Another stark contradiction concerns Muslim’s lack of knowledge about the Quran. How can contemporary Muslim life be understood on the basis of the Quran, when the average Muslim ‘does little with his faith’, and ‘knows little of the Quran’ (Hirsi Ali 2001: 450)? According to Hirsi Ali ‘most Muslims never delve into theology, and we rarely read the Quran; we are taught it in Arabic, which most Muslims can’t speak. (Hirsi Ali 2007: 272) Here, Hirsi Ali wrestles with what Said called the second dogma of Orientalism: abstractions about the orient based on ancient texts, are always preferable to direct evidence drawn from modern realities. She resolves that problem by introducing a tautology: ‘for many non-practicing Muslims, the essence of their identity and the system of values and morals by which they live remain Islamic’ (Hirsi Ali 2006: 44). Of course here it would be more realistic to make a distinction between religion and culture, and argue that immigrants take some of the traditional village culture with them, when they migrate to the Netherlands, even it they are non-practicing.
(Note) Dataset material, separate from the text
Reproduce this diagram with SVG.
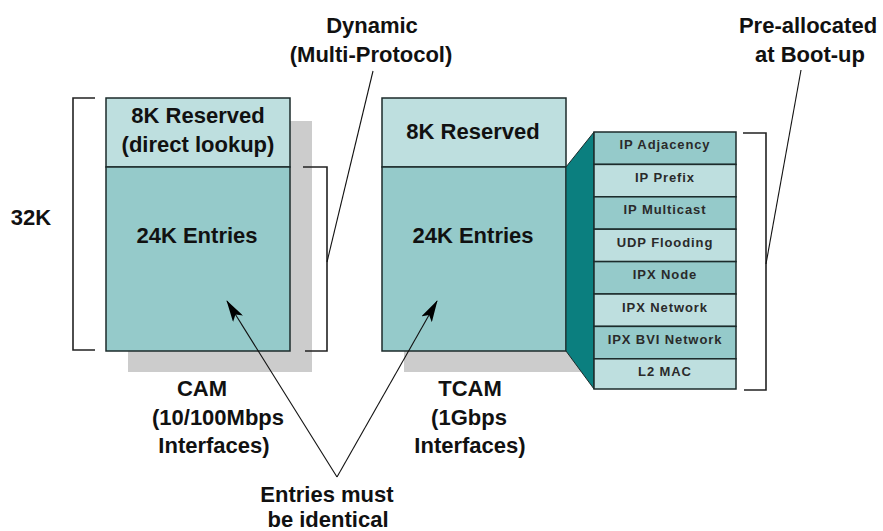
<svg xmlns="http://www.w3.org/2000/svg" width="883" height="531" viewBox="0 0 883 531">
  <style>
    text { font-family: "Liberation Sans", Arial, sans-serif; font-weight: bold; fill: #111; text-anchor: middle; }
    .big { font-size: 22px; }
    .small { font-size: 13px; letter-spacing: 0.9px; fill: #2a2a2a; }
    .light { fill: #bedfdf; stroke: #1c2b2b; stroke-width: 1.5; }
    .dark { fill: #95caca; stroke: #1c2b2b; stroke-width: 1.5; }
    .shadow { fill: #cccccc; }
    .bracket { fill: none; stroke: #222; stroke-width: 1.6; }
    .leader { fill: none; stroke: #111; stroke-width: 1.1; }
  </style>
  <defs>
    <marker id="arrow" markerUnits="userSpaceOnUse" markerWidth="22" markerHeight="12" refX="21" refY="6" orient="auto">
      <path d="M0,0 L22,6 L0,12 L5,6 z" fill="#000"/>
    </marker>
  </defs>
  <rect width="883" height="531" fill="#ffffff"/>

  <g id="cam">
    <rect class="shadow" x="128" y="121" width="184" height="251"/>
    <rect class="light" x="106" y="98" width="184" height="69"/>
    <rect class="dark" x="106" y="167" width="184" height="184"/>
    <text class="big" x="198" y="123">8K Reserved</text>
    <text class="big" x="198" y="152">(direct lookup)</text>
    <text class="big" x="197" y="243">24K Entries</text>
  </g>

  <g id="tcam">
    <rect class="shadow" x="404" y="351" width="184" height="21"/>
    <rect class="light" x="382" y="98" width="184" height="69"/>
    <rect class="dark" x="382" y="167" width="184" height="184"/>
    <text class="big" x="473" y="139">8K Reserved</text>
    <text class="big" x="473" y="243">24K Entries</text>
  </g>

  <g id="expansion">
    <polygon points="566,167 594,132 594,389 566,351" fill="#0b7f7f" stroke="#1c2b2b" stroke-width="1"/>
  </g>

  <g id="table">
    <rect class="dark" x="594" y="132" width="142" height="32.4"/>
    <rect class="light" x="594" y="164.4" width="142" height="32.4"/>
    <rect class="dark" x="594" y="196.8" width="142" height="32.4"/>
    <rect class="light" x="594" y="229.2" width="142" height="32.4"/>
    <rect class="dark" x="594" y="261.6" width="142" height="32.4"/>
    <rect class="light" x="594" y="294" width="142" height="32.4"/>
    <rect class="dark" x="594" y="326.4" width="142" height="32.4"/>
    <rect class="light" x="594" y="358.8" width="142" height="30.2"/>
    <text class="small" x="665" y="149">IP Adjacency</text>
    <text class="small" x="665" y="181.5">IP Prefix</text>
    <text class="small" x="665" y="214">IP Multicast</text>
    <text class="small" x="665" y="246.5">UDP Flooding</text>
    <text class="small" x="665" y="279">IPX Node</text>
    <text class="small" x="665" y="311.5">IPX Network</text>
    <text class="small" x="665" y="344">IPX BVI Network</text>
    <text class="small" x="665" y="376">L2 MAC</text>
  </g>

  <g id="brackets">
    <polyline class="bracket" points="95,98 73,98 73,350 95,350"/>
    <polyline class="bracket" points="303,167 327,167 327,351 305,351"/>
    <polyline class="bracket" points="743,133 766,133 766,390 744,390"/>
  </g>

  <g id="labels">
    <text class="big" x="31" y="225">32K</text>
    <text class="big" x="372" y="33">Dynamic</text>
    <text class="big" x="371" y="62">(Multi-Protocol)</text>
    <text class="big" x="808" y="33">Pre-allocated</text>
    <text class="big" x="810" y="62">at Boot-up</text>
    <text class="big" x="202" y="396">CAM</text>
    <text class="big" x="218" y="425">(10/100Mbps</text>
    <text class="big" x="214" y="453">Interfaces)</text>
    <text class="big" x="470" y="396">TCAM</text>
    <text class="big" x="469" y="425">(1Gbps</text>
    <text class="big" x="470" y="453">Interfaces)</text>
    <text class="big" x="327" y="502">Entries must</text>
    <text class="big" x="328" y="527">be identical</text>
  </g>

  <g id="connectors">
    <line class="leader" x1="373" y1="71" x2="327" y2="262"/>
    <line class="leader" x1="801" y1="70" x2="766" y2="264"/>
    <line class="leader" x1="337" y1="477" x2="227" y2="301" marker-end="url(#arrow)"/>
    <line class="leader" x1="337" y1="477" x2="437" y2="301" marker-end="url(#arrow)"/>
  </g>
</svg>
But Hirsi Ali’s Orientalist notion of Islam relies exactly on conflating religion and culture in one all-encompassing ‘religious-cultural’ identity, with its source in the Quran. We are supposed to believe Morrocan and Turkish immigrants have assimilated the 7th century tribal values of the Quran, which are ‘adopted straight into the industrial and urban society of today’, without even having  understood the text.”